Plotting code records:
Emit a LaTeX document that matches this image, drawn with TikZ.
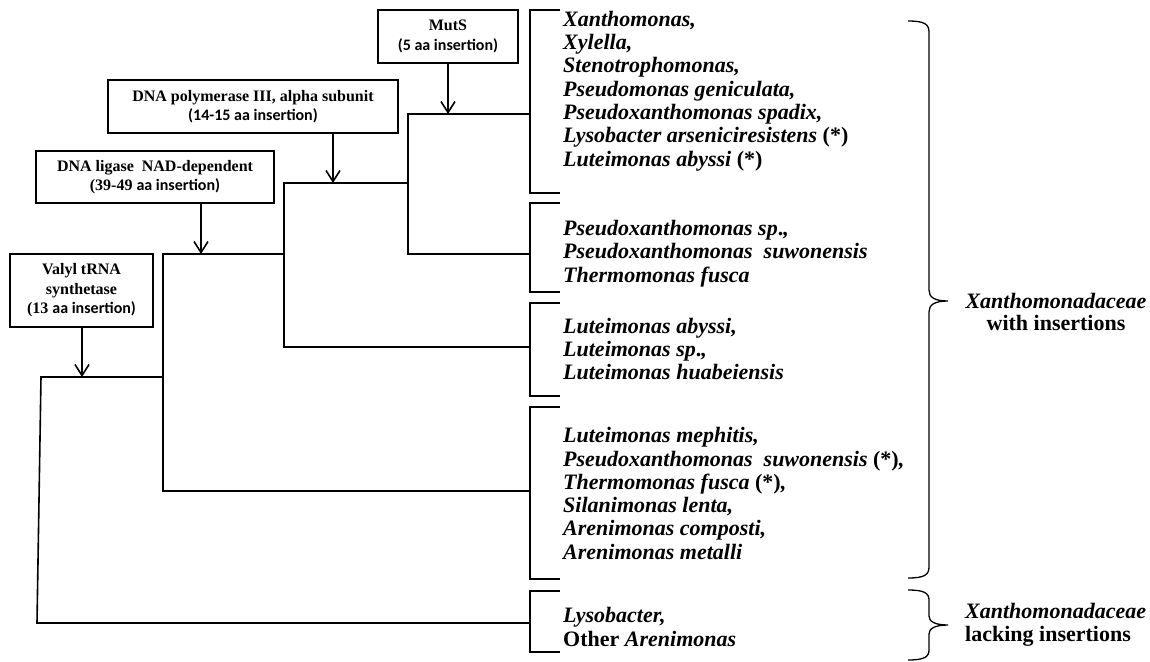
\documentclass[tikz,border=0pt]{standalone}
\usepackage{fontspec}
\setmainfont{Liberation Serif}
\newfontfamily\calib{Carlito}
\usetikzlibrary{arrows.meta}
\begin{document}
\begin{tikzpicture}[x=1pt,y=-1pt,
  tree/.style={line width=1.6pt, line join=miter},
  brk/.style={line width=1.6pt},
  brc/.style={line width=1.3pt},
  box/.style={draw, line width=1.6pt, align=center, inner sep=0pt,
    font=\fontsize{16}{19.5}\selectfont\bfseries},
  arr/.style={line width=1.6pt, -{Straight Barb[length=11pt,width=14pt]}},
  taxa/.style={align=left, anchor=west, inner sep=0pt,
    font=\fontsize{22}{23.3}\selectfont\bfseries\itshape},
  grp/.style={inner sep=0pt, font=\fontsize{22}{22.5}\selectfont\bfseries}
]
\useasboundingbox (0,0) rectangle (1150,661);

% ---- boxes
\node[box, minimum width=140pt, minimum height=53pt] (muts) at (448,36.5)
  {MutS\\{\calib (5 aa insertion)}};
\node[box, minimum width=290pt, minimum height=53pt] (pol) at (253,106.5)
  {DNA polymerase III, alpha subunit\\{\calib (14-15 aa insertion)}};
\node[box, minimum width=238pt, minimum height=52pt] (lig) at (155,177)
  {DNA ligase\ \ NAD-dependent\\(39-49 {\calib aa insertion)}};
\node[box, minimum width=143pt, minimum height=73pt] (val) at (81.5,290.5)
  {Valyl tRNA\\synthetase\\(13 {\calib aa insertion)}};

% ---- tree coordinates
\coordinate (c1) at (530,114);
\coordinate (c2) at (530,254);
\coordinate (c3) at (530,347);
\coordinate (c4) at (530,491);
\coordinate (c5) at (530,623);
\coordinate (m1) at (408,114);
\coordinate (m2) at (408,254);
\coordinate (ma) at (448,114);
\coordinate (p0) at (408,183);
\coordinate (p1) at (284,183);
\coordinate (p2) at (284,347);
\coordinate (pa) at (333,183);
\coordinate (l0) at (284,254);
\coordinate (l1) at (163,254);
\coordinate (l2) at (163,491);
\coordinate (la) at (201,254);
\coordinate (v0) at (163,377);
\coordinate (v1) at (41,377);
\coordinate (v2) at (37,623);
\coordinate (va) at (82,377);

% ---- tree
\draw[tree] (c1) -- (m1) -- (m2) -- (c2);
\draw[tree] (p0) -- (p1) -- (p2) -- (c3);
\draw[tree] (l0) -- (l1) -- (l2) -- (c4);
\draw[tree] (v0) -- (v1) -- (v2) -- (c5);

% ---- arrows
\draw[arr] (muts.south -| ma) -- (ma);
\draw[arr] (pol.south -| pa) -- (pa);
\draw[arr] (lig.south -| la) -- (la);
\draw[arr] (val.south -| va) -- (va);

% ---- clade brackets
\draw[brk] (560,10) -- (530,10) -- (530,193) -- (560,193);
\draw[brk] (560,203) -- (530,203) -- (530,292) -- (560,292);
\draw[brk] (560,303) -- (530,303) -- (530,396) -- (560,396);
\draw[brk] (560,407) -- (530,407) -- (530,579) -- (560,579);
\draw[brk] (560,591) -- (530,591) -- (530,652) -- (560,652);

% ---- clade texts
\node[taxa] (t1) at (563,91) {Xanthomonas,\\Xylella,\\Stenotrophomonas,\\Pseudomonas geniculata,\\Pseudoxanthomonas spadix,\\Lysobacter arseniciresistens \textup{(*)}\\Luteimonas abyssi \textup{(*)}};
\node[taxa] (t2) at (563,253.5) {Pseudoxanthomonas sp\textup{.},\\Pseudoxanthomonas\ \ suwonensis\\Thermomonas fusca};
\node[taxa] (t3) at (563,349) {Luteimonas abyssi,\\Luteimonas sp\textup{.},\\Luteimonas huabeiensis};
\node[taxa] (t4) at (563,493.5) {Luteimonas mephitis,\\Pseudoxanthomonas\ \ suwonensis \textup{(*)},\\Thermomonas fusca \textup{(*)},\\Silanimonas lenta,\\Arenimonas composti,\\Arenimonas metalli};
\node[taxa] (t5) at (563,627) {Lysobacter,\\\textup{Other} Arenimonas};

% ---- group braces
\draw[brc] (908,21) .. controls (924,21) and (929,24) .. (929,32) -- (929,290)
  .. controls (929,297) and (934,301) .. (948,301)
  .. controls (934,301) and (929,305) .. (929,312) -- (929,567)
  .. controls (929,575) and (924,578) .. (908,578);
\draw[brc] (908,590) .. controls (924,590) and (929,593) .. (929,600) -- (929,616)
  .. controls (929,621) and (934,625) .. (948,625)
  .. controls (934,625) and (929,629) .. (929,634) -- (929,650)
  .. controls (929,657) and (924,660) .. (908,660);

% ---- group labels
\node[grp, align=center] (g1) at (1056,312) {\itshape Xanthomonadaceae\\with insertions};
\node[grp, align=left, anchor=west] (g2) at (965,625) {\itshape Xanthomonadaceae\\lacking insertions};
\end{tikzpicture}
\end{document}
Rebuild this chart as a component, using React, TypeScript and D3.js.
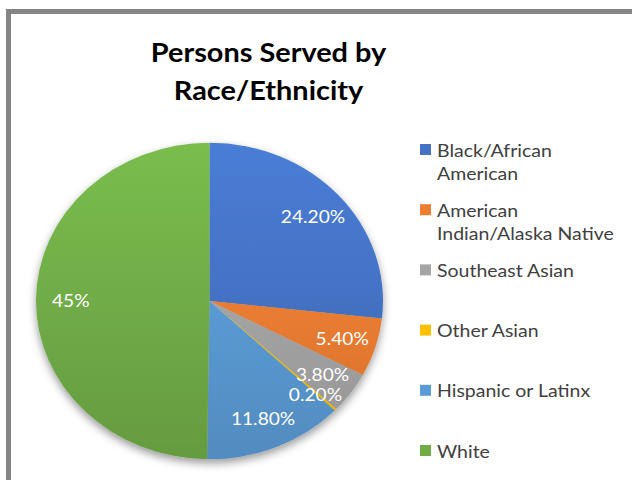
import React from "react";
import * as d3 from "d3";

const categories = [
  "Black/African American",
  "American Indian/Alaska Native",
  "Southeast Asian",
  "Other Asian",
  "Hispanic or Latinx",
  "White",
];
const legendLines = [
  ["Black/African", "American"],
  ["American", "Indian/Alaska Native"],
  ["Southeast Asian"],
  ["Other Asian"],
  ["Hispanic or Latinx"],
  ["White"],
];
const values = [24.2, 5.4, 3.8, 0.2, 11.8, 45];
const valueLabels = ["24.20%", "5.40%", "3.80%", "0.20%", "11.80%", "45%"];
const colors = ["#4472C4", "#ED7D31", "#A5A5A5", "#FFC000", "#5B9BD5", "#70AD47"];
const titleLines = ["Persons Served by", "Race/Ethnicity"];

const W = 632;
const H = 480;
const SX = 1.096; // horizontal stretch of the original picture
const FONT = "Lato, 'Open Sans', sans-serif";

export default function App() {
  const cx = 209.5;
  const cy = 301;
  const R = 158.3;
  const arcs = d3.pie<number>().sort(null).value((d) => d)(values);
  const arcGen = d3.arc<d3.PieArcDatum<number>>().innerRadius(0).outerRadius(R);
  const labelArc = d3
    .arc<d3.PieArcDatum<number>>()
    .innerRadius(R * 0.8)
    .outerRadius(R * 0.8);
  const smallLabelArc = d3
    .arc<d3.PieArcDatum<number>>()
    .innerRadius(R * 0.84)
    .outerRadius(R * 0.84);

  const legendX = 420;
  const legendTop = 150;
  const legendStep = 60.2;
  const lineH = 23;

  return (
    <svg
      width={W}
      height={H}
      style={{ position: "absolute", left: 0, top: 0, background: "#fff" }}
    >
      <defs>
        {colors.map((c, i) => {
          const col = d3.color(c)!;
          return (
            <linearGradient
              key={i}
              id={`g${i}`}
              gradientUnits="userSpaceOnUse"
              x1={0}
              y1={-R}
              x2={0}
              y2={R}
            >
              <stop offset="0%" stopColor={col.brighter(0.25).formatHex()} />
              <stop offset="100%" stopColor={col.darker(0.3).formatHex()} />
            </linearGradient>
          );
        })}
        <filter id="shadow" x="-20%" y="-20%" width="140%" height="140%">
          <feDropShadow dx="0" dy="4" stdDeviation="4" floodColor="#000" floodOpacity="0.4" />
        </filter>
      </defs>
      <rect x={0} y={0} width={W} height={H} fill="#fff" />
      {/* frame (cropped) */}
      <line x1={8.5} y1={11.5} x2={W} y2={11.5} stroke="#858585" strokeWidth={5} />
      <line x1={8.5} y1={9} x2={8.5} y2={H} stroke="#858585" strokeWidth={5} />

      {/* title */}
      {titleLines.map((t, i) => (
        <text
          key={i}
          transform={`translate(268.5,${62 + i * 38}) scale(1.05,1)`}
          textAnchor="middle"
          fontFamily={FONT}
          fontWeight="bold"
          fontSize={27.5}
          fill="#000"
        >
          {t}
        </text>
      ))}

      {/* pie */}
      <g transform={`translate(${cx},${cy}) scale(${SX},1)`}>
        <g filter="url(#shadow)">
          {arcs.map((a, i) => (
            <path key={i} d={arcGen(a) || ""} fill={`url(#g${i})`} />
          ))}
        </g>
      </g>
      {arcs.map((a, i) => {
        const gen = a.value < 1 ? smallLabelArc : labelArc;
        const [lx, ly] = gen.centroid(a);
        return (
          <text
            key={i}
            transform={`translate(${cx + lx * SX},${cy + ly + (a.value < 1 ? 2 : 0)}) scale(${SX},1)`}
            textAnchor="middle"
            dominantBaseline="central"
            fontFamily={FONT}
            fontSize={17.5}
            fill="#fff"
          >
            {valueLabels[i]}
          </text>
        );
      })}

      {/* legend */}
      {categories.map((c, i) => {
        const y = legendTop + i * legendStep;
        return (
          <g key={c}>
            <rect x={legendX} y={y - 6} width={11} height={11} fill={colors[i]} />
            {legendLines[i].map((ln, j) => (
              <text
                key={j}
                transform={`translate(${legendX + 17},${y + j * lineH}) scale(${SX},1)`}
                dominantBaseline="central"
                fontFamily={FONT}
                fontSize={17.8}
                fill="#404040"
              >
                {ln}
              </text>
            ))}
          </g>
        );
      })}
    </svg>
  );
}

* Exercise requirements: Reproduce, starting at the line containing "Rebuild this chart" and stopping after the line containing "import * as", each of those lines exactly and no others; leave pictures out.

* Answer to the exercise:
Rebuild this chart as a component, using React, TypeScript and D3.js.
import React from "react";
import * as d3 from "d3";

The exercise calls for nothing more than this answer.